[Charts and diagrams as code]
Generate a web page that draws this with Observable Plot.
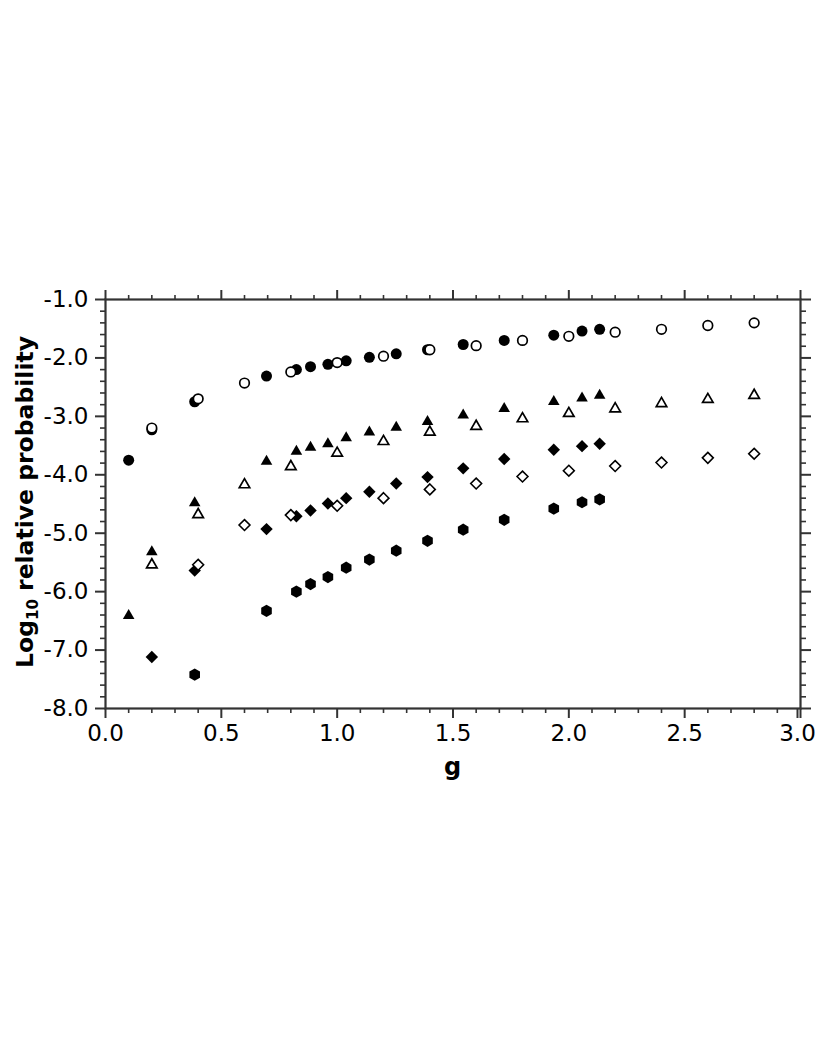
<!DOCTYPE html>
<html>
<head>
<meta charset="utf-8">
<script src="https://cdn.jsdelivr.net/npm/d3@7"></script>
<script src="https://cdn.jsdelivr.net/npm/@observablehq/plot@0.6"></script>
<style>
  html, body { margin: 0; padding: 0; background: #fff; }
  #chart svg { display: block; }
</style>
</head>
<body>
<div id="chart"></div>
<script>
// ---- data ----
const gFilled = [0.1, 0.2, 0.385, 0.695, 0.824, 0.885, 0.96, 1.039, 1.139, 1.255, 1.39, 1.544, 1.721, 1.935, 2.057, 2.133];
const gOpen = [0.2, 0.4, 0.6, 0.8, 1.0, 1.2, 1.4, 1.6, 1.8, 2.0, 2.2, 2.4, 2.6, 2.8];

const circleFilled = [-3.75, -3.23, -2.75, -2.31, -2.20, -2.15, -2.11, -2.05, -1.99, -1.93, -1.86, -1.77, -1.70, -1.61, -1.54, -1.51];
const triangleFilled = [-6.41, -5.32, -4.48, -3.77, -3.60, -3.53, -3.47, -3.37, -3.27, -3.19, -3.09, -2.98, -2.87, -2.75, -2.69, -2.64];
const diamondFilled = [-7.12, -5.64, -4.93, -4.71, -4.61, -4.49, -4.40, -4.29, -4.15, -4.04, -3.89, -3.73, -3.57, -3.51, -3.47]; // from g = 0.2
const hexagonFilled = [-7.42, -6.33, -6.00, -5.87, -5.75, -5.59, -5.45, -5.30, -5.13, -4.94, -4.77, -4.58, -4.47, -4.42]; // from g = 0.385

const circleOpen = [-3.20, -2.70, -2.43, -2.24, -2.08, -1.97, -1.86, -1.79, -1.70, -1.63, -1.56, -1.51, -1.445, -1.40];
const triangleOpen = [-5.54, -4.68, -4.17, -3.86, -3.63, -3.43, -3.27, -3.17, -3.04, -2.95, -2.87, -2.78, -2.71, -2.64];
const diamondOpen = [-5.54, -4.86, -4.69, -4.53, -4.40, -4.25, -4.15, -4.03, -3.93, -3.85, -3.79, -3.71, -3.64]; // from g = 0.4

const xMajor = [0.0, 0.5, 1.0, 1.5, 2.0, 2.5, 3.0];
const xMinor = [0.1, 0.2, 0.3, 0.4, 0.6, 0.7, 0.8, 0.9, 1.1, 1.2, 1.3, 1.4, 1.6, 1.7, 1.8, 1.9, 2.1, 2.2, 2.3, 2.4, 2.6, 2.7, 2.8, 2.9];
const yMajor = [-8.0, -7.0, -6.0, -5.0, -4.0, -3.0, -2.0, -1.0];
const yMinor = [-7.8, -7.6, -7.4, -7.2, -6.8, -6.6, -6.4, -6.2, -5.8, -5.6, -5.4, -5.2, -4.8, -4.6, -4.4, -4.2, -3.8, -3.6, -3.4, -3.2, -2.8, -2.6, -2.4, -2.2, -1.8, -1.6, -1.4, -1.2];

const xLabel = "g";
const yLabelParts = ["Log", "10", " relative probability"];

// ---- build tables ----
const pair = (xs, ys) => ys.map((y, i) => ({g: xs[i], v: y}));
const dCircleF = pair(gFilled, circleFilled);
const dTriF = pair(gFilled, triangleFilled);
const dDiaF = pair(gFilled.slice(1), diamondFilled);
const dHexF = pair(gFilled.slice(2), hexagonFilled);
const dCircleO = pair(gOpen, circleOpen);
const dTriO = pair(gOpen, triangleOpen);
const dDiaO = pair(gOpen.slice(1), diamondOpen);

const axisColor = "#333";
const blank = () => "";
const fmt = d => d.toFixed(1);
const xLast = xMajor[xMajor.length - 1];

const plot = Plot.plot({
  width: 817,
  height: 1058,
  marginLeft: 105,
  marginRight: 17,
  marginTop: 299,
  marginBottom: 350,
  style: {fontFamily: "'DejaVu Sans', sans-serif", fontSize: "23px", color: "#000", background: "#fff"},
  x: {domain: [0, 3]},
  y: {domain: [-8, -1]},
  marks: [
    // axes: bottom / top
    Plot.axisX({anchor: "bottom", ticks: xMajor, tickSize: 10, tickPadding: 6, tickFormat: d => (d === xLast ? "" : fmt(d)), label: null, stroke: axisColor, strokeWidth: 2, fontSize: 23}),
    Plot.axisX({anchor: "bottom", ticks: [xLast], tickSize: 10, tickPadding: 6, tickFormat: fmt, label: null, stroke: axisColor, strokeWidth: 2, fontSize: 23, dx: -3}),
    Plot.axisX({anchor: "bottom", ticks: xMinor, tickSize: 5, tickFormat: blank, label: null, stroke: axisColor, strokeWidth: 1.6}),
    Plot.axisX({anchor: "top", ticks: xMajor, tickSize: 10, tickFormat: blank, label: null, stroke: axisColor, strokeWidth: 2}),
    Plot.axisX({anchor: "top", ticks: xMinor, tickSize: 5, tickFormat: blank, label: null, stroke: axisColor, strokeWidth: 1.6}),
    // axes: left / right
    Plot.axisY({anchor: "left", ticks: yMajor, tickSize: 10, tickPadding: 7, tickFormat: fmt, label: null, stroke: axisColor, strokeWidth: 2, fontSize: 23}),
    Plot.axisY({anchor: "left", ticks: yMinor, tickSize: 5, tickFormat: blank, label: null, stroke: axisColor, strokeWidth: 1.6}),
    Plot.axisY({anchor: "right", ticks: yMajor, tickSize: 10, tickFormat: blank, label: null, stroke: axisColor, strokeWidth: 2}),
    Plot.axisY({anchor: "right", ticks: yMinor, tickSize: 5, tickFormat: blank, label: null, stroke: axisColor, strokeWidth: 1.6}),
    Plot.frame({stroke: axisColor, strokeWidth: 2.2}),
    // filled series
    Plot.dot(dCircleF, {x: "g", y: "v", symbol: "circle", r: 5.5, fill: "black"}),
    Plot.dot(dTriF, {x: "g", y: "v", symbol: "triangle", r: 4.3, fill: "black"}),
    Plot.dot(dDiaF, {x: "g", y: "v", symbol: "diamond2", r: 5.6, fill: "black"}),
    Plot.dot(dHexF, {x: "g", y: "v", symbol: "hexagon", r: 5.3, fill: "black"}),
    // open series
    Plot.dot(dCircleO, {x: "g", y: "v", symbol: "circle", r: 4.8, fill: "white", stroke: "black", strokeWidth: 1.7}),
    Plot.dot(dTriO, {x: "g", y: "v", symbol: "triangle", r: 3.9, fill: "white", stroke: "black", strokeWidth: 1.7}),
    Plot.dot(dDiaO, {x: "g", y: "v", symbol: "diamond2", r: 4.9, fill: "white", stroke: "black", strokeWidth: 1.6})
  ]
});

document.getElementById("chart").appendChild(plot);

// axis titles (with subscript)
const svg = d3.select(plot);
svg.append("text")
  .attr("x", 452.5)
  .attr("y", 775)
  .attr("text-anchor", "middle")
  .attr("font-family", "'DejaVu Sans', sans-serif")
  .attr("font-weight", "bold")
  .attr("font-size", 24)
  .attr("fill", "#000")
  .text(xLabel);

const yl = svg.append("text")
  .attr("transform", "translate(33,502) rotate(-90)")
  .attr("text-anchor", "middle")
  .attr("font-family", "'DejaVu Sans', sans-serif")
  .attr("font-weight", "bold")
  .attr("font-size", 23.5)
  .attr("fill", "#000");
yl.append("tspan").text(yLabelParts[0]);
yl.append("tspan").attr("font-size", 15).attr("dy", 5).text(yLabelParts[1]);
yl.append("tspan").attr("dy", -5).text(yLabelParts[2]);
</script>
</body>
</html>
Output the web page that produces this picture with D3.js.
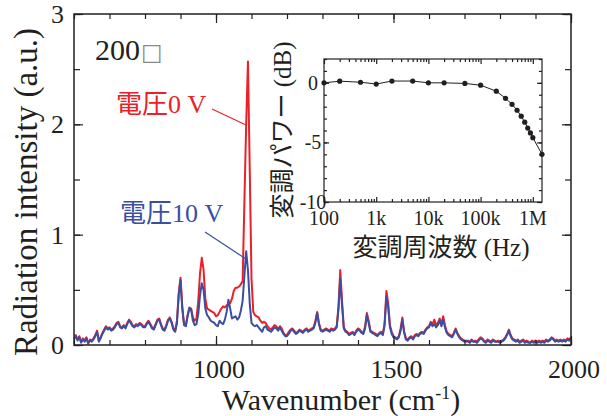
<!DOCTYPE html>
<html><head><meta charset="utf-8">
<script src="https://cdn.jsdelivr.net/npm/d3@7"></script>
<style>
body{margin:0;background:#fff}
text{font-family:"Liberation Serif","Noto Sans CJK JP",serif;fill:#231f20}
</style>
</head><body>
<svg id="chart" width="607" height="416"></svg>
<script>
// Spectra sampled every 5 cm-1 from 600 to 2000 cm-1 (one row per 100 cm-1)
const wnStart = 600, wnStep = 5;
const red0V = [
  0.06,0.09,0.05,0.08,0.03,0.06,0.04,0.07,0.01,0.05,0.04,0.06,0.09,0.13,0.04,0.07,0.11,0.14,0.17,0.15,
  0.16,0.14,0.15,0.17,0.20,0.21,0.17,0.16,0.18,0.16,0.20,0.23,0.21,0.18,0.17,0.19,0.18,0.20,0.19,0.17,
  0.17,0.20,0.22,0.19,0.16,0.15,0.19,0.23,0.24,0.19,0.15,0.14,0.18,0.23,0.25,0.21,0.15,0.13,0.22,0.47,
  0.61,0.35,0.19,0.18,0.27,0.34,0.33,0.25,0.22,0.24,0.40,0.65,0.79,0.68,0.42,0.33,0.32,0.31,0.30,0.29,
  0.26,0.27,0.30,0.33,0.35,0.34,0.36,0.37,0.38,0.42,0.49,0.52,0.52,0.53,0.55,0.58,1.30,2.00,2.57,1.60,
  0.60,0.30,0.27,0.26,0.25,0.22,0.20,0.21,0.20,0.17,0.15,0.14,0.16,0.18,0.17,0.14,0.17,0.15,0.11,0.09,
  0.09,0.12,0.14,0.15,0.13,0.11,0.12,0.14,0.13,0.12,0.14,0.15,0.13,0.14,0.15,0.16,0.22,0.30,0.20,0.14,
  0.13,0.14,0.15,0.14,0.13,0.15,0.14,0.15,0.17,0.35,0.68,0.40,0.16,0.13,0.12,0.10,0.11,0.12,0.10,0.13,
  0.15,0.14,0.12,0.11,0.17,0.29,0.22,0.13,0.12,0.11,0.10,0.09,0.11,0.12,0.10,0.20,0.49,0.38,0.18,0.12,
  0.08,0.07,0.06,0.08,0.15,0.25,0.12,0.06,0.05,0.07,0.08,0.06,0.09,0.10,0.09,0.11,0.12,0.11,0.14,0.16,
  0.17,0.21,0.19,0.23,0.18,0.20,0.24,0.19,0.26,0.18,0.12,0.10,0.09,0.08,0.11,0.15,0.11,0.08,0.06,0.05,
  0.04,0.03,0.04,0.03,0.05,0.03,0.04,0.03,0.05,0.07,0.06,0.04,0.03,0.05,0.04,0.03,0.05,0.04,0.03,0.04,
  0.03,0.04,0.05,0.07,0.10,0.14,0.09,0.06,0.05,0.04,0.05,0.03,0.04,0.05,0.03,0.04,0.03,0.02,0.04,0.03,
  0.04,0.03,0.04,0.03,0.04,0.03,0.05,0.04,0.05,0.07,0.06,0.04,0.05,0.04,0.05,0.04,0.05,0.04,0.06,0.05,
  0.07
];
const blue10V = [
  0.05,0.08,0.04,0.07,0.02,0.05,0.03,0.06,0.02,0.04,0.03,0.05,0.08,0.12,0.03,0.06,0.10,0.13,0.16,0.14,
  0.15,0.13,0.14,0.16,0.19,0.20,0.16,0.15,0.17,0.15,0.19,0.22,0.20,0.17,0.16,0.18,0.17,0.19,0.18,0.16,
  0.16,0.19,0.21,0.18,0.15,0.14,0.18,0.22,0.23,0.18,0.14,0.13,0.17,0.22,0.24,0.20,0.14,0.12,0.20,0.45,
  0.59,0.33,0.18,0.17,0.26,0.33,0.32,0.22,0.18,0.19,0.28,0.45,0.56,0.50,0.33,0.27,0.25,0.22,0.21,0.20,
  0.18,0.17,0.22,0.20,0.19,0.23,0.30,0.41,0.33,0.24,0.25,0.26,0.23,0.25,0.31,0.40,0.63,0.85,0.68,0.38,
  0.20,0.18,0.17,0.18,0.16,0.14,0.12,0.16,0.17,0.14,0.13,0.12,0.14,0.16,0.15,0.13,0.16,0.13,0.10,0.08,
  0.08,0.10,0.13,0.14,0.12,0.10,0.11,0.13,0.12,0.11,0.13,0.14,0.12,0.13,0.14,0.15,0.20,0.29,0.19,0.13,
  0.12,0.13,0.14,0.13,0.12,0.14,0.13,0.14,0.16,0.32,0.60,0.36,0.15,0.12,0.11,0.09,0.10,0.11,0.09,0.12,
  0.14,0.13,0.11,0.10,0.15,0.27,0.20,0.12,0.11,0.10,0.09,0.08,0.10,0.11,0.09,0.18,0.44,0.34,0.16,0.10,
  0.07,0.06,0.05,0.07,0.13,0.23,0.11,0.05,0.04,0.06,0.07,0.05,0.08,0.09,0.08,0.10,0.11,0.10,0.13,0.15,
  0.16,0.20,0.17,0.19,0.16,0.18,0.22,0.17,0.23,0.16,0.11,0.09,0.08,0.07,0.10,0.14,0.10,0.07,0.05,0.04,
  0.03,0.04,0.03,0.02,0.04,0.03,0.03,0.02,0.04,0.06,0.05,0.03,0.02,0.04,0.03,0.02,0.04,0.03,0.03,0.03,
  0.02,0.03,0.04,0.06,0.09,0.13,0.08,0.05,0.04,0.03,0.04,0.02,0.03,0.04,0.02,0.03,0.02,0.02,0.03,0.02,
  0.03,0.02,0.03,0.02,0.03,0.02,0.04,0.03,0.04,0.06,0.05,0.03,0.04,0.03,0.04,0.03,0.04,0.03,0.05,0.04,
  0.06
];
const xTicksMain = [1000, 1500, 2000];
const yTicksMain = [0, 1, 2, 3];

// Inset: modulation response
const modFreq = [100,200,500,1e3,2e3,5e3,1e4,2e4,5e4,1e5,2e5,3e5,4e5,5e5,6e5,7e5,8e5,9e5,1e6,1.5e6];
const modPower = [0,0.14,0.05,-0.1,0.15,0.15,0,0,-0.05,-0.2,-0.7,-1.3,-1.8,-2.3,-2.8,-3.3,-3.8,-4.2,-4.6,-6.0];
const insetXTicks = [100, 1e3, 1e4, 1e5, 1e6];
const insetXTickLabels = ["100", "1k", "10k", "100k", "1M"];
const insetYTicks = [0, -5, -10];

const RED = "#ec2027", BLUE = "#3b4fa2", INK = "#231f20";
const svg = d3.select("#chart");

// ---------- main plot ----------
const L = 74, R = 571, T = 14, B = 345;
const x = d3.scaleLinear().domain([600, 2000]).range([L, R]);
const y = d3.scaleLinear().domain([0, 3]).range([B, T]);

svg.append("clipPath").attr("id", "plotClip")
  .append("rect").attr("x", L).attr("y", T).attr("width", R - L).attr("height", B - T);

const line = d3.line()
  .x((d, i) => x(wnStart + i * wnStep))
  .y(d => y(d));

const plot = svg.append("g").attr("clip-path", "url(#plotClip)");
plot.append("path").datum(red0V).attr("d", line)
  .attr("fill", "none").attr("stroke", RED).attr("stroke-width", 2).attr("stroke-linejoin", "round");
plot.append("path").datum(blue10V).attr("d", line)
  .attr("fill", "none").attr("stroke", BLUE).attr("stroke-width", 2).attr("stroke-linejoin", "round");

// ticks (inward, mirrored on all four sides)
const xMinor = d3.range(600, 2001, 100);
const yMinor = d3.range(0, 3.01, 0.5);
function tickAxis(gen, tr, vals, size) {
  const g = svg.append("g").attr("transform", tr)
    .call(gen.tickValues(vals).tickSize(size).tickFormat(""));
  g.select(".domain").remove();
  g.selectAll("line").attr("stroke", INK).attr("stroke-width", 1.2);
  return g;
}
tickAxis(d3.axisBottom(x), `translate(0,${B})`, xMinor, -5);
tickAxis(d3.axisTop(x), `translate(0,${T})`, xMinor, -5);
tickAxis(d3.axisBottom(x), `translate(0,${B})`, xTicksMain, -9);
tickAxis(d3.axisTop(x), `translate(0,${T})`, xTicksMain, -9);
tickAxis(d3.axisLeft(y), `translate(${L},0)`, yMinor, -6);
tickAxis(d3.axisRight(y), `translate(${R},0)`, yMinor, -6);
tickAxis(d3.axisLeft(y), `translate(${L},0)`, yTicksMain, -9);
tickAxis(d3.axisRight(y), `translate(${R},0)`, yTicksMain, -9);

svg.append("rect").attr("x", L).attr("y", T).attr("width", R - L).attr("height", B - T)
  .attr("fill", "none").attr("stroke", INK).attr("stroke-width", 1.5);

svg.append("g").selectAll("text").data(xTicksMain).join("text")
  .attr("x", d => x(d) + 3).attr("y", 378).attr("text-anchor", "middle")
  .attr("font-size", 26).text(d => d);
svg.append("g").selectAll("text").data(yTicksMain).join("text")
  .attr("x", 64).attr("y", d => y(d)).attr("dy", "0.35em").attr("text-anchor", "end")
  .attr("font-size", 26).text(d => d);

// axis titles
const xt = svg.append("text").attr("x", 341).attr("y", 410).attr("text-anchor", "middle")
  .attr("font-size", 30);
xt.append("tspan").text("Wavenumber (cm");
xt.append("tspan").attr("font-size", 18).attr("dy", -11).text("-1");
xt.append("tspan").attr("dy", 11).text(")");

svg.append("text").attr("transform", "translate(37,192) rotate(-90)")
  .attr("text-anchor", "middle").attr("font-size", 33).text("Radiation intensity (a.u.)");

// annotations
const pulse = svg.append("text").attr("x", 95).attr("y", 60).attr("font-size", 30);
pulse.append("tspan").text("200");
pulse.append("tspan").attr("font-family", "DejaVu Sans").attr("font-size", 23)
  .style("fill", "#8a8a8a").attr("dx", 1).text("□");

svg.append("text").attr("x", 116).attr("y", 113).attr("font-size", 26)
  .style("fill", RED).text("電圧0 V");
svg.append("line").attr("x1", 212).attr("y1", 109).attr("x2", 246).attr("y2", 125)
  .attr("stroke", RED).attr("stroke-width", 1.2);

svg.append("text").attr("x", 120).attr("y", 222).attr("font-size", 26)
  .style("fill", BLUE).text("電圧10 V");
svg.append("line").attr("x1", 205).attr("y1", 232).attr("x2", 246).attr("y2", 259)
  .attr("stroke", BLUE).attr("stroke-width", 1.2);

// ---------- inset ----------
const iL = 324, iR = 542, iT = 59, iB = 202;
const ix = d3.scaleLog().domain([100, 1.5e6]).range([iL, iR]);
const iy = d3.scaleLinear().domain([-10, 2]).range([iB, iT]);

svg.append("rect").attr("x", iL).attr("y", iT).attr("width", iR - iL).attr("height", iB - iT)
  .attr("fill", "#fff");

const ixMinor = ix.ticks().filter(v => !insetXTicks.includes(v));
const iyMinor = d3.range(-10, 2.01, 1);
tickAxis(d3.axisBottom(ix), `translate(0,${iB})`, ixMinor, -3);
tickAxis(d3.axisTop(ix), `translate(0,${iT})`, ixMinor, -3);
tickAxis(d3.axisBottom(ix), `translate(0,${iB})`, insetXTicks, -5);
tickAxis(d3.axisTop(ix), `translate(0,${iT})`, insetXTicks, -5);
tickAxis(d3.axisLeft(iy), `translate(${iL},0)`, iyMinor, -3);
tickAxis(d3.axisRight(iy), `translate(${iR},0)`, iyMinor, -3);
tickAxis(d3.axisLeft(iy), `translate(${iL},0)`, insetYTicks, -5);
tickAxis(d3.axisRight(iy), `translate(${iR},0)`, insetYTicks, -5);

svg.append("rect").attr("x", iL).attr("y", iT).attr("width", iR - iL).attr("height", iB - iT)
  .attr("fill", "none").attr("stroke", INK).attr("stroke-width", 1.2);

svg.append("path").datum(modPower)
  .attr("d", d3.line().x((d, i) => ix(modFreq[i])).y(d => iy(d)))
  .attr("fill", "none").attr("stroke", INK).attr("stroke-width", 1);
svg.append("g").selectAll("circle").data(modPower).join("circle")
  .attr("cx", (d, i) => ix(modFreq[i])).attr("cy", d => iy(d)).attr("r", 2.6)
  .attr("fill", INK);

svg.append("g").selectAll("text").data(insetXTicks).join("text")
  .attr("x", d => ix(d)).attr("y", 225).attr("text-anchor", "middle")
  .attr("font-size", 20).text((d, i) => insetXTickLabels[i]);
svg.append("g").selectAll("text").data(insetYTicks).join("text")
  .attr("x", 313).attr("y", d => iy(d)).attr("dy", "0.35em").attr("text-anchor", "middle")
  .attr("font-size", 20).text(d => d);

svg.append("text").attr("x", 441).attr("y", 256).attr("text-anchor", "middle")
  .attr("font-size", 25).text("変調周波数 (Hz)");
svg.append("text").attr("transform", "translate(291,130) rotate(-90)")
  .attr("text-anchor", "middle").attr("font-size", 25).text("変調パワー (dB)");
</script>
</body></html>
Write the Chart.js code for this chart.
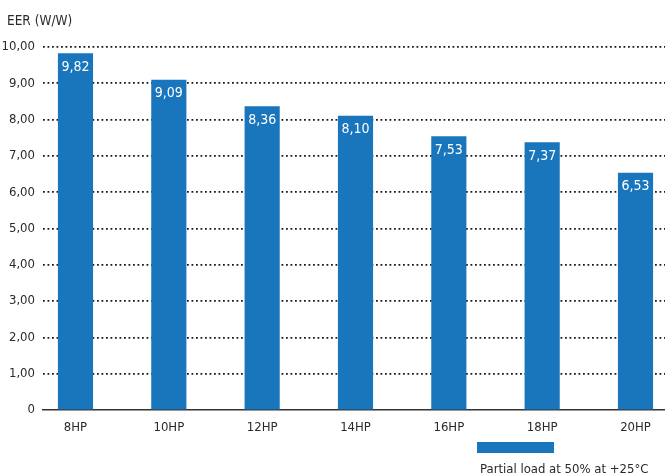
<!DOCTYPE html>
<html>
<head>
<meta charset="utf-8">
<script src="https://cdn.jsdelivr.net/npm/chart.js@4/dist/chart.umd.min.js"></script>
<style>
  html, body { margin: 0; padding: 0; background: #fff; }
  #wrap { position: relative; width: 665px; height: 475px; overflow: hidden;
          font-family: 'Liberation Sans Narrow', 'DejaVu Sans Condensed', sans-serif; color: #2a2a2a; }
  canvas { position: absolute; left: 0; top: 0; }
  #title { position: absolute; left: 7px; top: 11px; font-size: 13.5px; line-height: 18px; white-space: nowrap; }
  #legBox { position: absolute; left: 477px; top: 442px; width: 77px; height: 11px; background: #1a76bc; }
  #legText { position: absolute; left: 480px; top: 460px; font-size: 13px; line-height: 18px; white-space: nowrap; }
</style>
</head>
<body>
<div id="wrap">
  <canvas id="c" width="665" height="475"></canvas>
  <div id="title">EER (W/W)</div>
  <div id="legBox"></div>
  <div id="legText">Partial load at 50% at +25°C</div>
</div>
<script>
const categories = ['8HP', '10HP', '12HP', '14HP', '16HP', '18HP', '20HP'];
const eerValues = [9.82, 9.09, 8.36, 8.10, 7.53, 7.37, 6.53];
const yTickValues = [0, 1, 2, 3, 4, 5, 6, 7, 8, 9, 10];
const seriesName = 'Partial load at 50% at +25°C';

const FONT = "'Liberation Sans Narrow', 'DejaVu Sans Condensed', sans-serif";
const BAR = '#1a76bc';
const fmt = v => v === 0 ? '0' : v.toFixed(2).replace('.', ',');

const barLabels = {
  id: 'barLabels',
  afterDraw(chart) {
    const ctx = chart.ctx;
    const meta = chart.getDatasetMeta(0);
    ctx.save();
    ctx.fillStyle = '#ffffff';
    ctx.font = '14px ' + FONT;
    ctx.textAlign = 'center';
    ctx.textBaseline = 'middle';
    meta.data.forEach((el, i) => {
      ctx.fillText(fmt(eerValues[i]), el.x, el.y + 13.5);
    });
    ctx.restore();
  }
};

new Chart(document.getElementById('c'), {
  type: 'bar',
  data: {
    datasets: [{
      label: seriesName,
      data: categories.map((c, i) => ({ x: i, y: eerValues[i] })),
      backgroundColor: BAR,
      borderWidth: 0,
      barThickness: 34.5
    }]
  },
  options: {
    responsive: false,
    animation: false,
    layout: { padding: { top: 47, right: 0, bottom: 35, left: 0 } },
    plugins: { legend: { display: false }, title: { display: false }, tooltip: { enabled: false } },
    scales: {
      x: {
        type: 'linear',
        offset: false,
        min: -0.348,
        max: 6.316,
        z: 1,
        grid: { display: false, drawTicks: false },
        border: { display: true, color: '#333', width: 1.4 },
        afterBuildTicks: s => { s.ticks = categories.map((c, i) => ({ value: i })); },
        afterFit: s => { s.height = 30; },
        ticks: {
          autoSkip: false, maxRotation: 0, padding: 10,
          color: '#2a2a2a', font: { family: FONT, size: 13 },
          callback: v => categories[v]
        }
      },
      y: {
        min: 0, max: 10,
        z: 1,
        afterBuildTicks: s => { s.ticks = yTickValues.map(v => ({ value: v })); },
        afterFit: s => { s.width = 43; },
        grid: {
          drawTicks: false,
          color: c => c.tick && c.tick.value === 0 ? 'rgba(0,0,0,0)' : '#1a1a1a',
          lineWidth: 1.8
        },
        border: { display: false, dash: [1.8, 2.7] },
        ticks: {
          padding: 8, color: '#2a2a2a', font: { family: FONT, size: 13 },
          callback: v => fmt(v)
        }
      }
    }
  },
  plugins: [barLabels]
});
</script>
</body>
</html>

Given problem
Extract every line above that contains the word "page".

Final answer
Generate a web page that draws this with Observable Plot.
Output the web page that produces this picture with D3.js.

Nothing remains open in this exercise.